On en discerne l’orientation, ne serait-ce que par la pratique des pas, la position d’ordre requise pour la prise de parole en loge et, plus largement, la posture physique en position assise, qui prédispose à l’écoute et à la méditation, c’est-à-dire à l’accueil de l’instant présent, sans volonté de tout contrôler par la raison. Il me semble que la gymnastique du corps et celle de l’esprit se conjuguent alors, dans une forme de repos et de recentrement. La parole puise ainsi sa source dans cette énergie consciente et adapte son flux à cette économie. Une toute récente étude du directeur de publication de ce site propose une approche méthodique des réalités en cause, à la fois sur le plan symbolique et dans une perspective concrète, à la confluence de la tradition maçonnique, d’origine occidentale, et de spiritualités extrême-orientales, explorées jusque dans l’alimentation et les arts martiaux[1].

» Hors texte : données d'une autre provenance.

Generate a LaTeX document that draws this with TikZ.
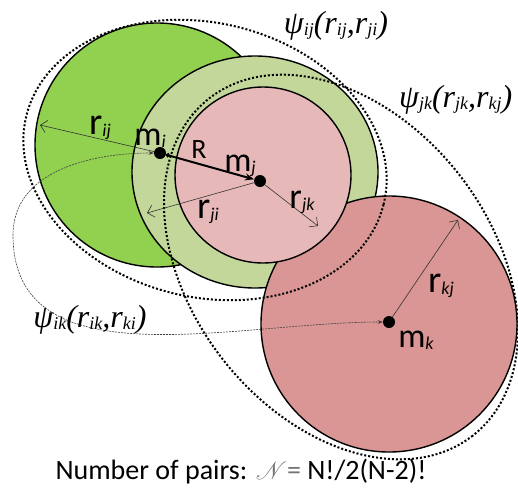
\documentclass[tikz,border=0pt]{standalone}
\usepackage{amsmath,amssymb,mathrsfs}
\usepackage{fontspec}
\setmainfont{Carlito}
\newfontfamily\psifont{Liberation Serif}
\usepackage{xcolor}
\usepackage{tikz}
\usetikzlibrary{arrows.meta,positioning,calc}
\definecolor{grn}{HTML}{92D050}
\definecolor{ringg}{HTML}{C4D79B}
\definecolor{pinkj}{HTML}{E6B9B8}
\definecolor{pinkk}{HTML}{D99694}
\newcommand\ix[1]{\raisebox{-2pt}{\fontsize{18}{18}\selectfont\itshape #1}}
\newcommand\pix[1]{\raisebox{-2pt}{\fontsize{18}{18}\selectfont\itshape #1}}
\tikzset{
  ball/.style={draw,line width=1.4pt},
  pot/.style={line width=2pt,dash pattern=on 2pt off 2pt},
  mass/.style={circle,fill=black,minimum size=12pt,inner sep=0pt},
  rad/.style={-{Straight Barb[length=2.2mm]},line width=0.6pt,draw=black!80},
  bond/.style={{Circle[length=4pt]}-{Stealth[length=9pt,width=7pt]},line width=2pt},
  ikarr/.style={{Stealth[length=5pt]}-{Stealth[length=5pt]},line width=0.6pt,draw=black!75,dash pattern=on 2pt off 1pt},
  lbl/.style={font=\fontsize{34}{34}\selectfont,inner sep=0pt},
  psi/.style={font=\psifont\itshape\fontsize{32}{32}\selectfont,inner sep=0pt},
}
\begin{document}
\begin{tikzpicture}[x=1pt,y=-1pt]
\useasboundingbox (0,0) rectangle (518,490);
% spheres
\filldraw[ball,fill=grn] (157,145) circle[radius=122];
\filldraw[ball,fill=ringg] (255,172) ellipse[x radius=123,y radius=116];
\filldraw[ball,fill=pinkk] (389,324) circle[radius=128];
\filldraw[ball,fill=pinkj] (263,175) circle[radius=88];
% pair potentials
\draw[pot] (205,160) circle[x radius=184,y radius=137,rotate=-14];
\draw[pot] (341,267) circle[x radius=214,y radius=150,rotate=-52];
% masses
\node[mass] (mi) at (160,153) {};
\node[mass] (mj) at (260,181) {};
\node[mass] (mk) at (389,322) {};
\coordinate (rij) at (40,125);
\coordinate (rji) at (147,213);
\coordinate (rjk) at (318,226);
\coordinate (rkj) at (458,220);
\coordinate (far) at (13,235);
\draw[rad] (mi) -- (rij);
\draw[rad] (mj) -- (rji);
\draw[rad] (mj) -- (rjk);
\draw[rad] (mk) -- (rkj);
\draw[bond] (mi) -- (mj);
\draw[ikarr] (mi) to[out=180,in=90] (far) to[out=-90,in=180] (mk);
% labels
\node[lbl,font=\fontsize{38}{38}\selectfont] (lrij) at (100,128) {r\ix{ij}};
\node[lbl] (lmi) at (150,138) {m\ix{i}};
\node[lbl,font=\fontsize{28}{28}\selectfont] (lR) at (199,150) {R};
\node[lbl] (lmj) at (240,166) {m\ix{j}};
\node[lbl,font=\fontsize{38}{38}\selectfont] (lrji) at (208,212) {r\ix{ji}};
\node[lbl,font=\fontsize{36}{36}\selectfont] (lrjk) at (302,202) {r\ix{jk}};
\node[lbl,font=\fontsize{38}{38}\selectfont] (lrkj) at (441,286) {r\ix{kj}};
\node[lbl] (lmk) at (416,340) {m\ix{k}};
\node[psi] (lpij) at (336,26) {ψ\pix{ij}(r\pix{ij},r\pix{ji})};
\node[psi,anchor=west] (lpjk) at (399,100) {ψ\pix{jk}(r\pix{jk},r\pix{kj})};
\node[psi] (lpik) at (90,320) {ψ\pix{ik}(r\pix{ik},r\pix{ki})};
\node[font=\fontsize{28}{28}\selectfont,inner sep=0pt] (lnum) at (241,472)
  {Number of pairs: {\color{black!55}$\mathscr{N}$=} N!/2(N-2)!};
\end{tikzpicture}
\end{document}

Si l’on voulait, en conclusion, résumer l’objectif des différentes disciplines qui nous occupent, on pourrait sans doute, d’une façon plus délibérée donc plus active, s’en rapporter à Juvénal qui, dans sa dixième Satire, se déprenant des vaines implorations constamment adressées aux Dieux, ne retenait qu’une prière reposant sur l’antique croyance du lien mystérieux et surnaturel régissant la santé physique et mentale – qu’il exprima dans une formule lapidaire demeurée célèbre : Mens sana in corpore sano. En effet, le poète satirique, démuni face au sort que réservaient les puissances célestes à chaque individu au plan sanitaire, en était réduit à murmurer des orémus, tandis que nos contemporains savent que leur santé dépend aussi largement d’une hygiène de vie appropriée, de sorte que ce qui jadis n’était qu’espoir devient largement effort aujourd’hui. Pour nous, à la lumière de l’évolution de nos connaissances, grâce aussi bien à des exercices physiques et spirituels qu’à des principes d‘action et à des règles de vie, l’invocation se double, désormais, d’une injonction autrement efficace : « Un esprit sain dans un corps sain ».
[1] Franck Fouqueray, Les clés d’une nouvelle franc-maçonnerie par le corps : ‟Entrez dans les mystères d’une pratique peu connue″, Montesson : éditions Numérilivre, mai 2023, 202 p., 22 €.
Addendum en date du 27 septembre 2023 :
On complétera utilement la précédente recommandation de lecture, de la référence suivante concernant les quatre éléments (Terre, Air, Eau, Feu) :
Franck Fouqueray, Comment gérer les 4 nourritures maçonniques ?, Paris : éditions Dervy (coll. : Les outils maçonniques du XXIe siècle), septembre 2023, 100 p., 9,90 €, ouvrage qui fait rigoureusement suite au précédent, quoique paraissant chez un autre éditeur mais seulement quelque quatre mois plus tard, et dont celui-ci termine ainsi la présentation :
” Et si l’avenir passait par l’évolution des rituels et de la pratique en intégrant des éléments manquants (méditation et respect du corps : équilibre de l’alimentation, de l’hydratation et de la respiration) ?
La franc-maçonnerie saura-t-elle négocier ce nouveau virage qui lui permettra de conserver sa légitimité ? C’est justement ce que cet ouvrage propose.”